MC: When Max reached out to me right before we started rehearsals, it was comforting. When you join a company, you’re stepping into a family that’s so close, and you have to figure out your way of fitting into the puzzle and making it your own and not rocking the boat too much. And doing it with someone like Max is so nice. We rehearsed together and were put in together — it’s special.

Max von Essen, you mentioned Ann Reinking. She helped helm this revival of Chicago and opened the revival as Roxie. There’s a beautiful tribute to Ann when you walk into the lobby of the Ambassador Theatre. What do you remember about working with Ann?

MVE: I remember her level of commitment. You never saw her back away or back down. It was a showbiz work ethic. She was from another era; the commitment, the talent, and care — it all came first. I was blown away watching her every night on stage.

How about working with the current Roxie Hart, Chicago legend Charlotte d’Amboise?

MVE: Legend! She’s someone who has been performing the role of Roxie on and off for 20-plus years. I think she opened the first national tour. I don’t know if there is any one performer who has revisited a role every year for the last 20-plus years. She is so connected to this legacy of dance, and Ann Reinking. And it’s so unique to have her on stage and to play off of her and to have these experiences with her. I literally cannot believe I have this honor. I think she’s brilliant in the role.

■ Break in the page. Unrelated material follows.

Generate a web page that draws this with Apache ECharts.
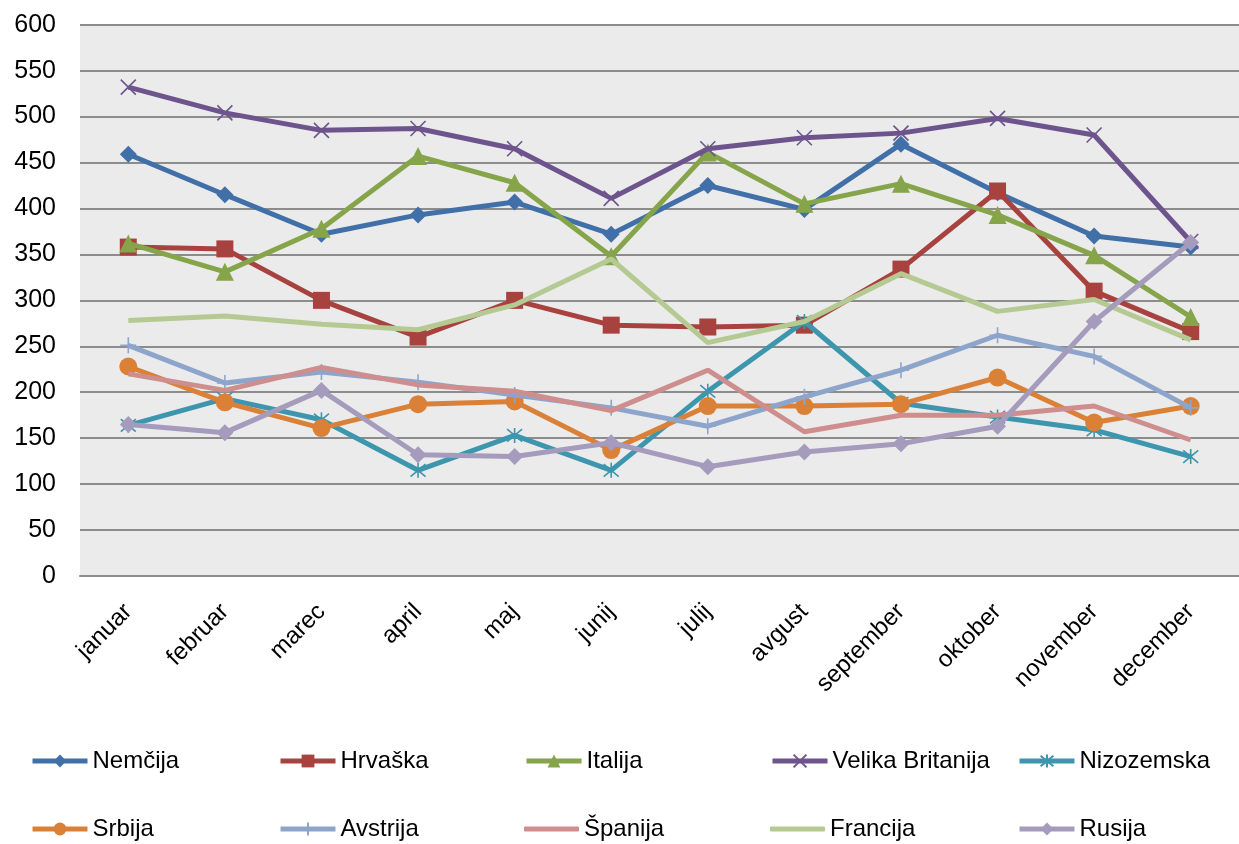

Max C., I saw you posted a photo with Charlotte on Instagram right when you started performances in the show.

MC: I met Charlotte on my first day at Chicago and she is someone I always loved from afar. We have so many mutual friends, and her Cassie in the A Chorus Line revival changed something within me. When that Instagram photo was taken, my dresser took that photo of us, and I didn’t know it was being taken. That was our first-ever connection. And when I tell you I feel at home with her — I feel like I’ve known her my whole life.

On November 14, Chicago celebrated 27 years on Broadway! What’s the secret to its staying power?

MVE: First you have to have a great score, you have to have a great book. People walk out of the theatre and they’re already singing “All That Jazz” because Kander and Ebb wrote an incredible score, and Bob Fosse and Fred Ebb wrote an incredible book that stands the test of time. But I do think that we’ve tapped into a story that’s timeless for Americans. This show is about two women in the 1920s and Kander and Ebb and Fosse wrote this in the ’70s — and we’re still fascinated by celebrity, with true crime, the spectacle of our legal system, and people getting off for crimes that are televised. It’s an interesting story that engages people that’s told in a creative vaudeville format, and the songs are strong. Every aspect of it is strong.

MC: It’s one of the greatest musicals ever written.